The nave has a north arcade of three bays, the two eastern arches are semi-circular, of c. 1150, and supported on two circular columns with scalloped caps, the western arch with its respond was rebuilt in the 13th century. Above the two earlier arches are the remains of two blocked windows of c. 1100. The south arcade, also of three bays, is of the 15th century, with pointed arches and octagonal columns. The 15th-century clearstory has three two-light windows on each side. The roof is of 15th-century date, with sunk traceried panels in the braces.

The north aisle and north chapel were rebuilt in 1884–5, but incorporate a three-light window in the east wall and two others in the north wall, all of the 15th century, and a plain 14th-century north door, and the west wall has a 13th-century single-light window. In the wall between the chapel and the chancel is a recess with a blocked squint; westward of it is a modern opening for access to the pulpit. In the east wall is a reset 14th-century piscina. A simple 15th-century screen, much modernised, separates the chapel from the aisle.

The 13th-century south aisle has a 15th-century three-light window in the east wall, and the south wall has two similar windows, a 14th-century doorway and a 14th-century piscina. The west wall has a 13th-century three-light with modernised head. There is a little 15th-century glass in the heads of the east and south-east windows.

The roofs of both aisles are of the 15th century, but much restored.

The west tower was rebuilt in 1890, but the towerarch is of 13th-century date, and the belfry windows are of two lights of the same period. Parts of the parapets and pinnacles are of the 15th century. An early 14th-century niche has been rebuilt into the west wall, also a corbel of a woman's head in wimple, and a kneeling figure, both of the 13th century.

The font is a plain square bowl possibly of c. 1150, on a modern stem and base; it has a 17th-century pyramidal oak cover. There are three bells, inscribed: 1, John Gregory: Thomas: Charter: Churchward: 1709. 2, A penetente harte is goode. 3, Non Sono animabvs mortvorvm sed avribvs viventivm. 1615. (On second line) Henry Crvmwell, Armiger. The second by Newcome and the third by Norris.

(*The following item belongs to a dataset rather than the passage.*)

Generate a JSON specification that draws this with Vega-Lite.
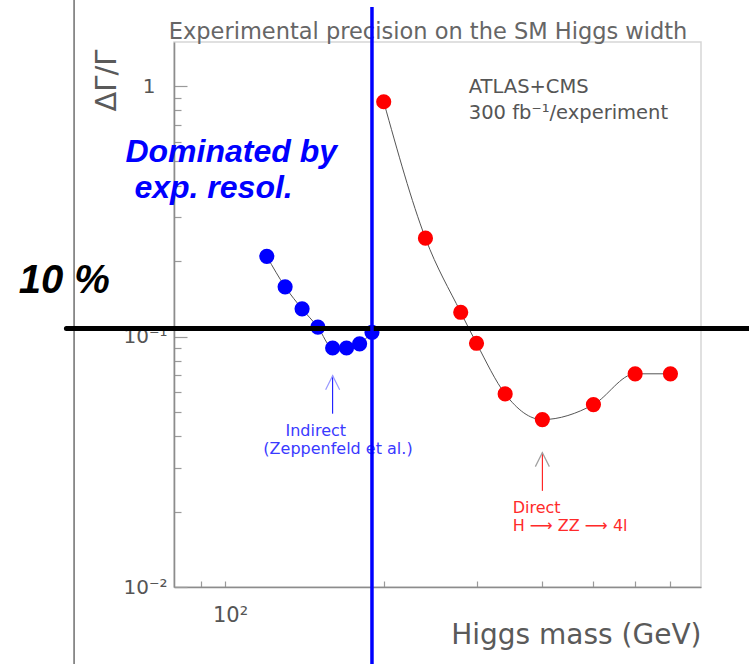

In 1552 it was stated that the middle bell had been sold for £7.

There are the following monuments: In the chancel, to Peter Pheasant, Justice of the King's Bench, d. 1649, and Mary (de Bruges) his wife; Mary Warner, widow, d. 1771; Sir Richard Bickerton, bart., d. 1792, and Dame Maria Anne, his widow, d. 1811; Maria Bickerton, Lady of the Manor, d. 1845, and Jane Frances Bickerton, d. 1827; and a floor slab to the Hon. Charles Montagu, youngest son of Viscount Hinchingbrooke, d. 1780; in the south aisle to Richard Ross, d. 1730; matrices of brasses of a demi-figure of a priest with inscription plate, and a figure of a woman with inscription plate and four scrolls, both 15th century; floor slabs to Reginald Michell, d. 1706, and the Rev. Robert Michell, d. 1707.

St Peter's Upwood is part of The United Benefice of the Ramseys and Upwood and the current incumbent is the Reverend Iain Osborne.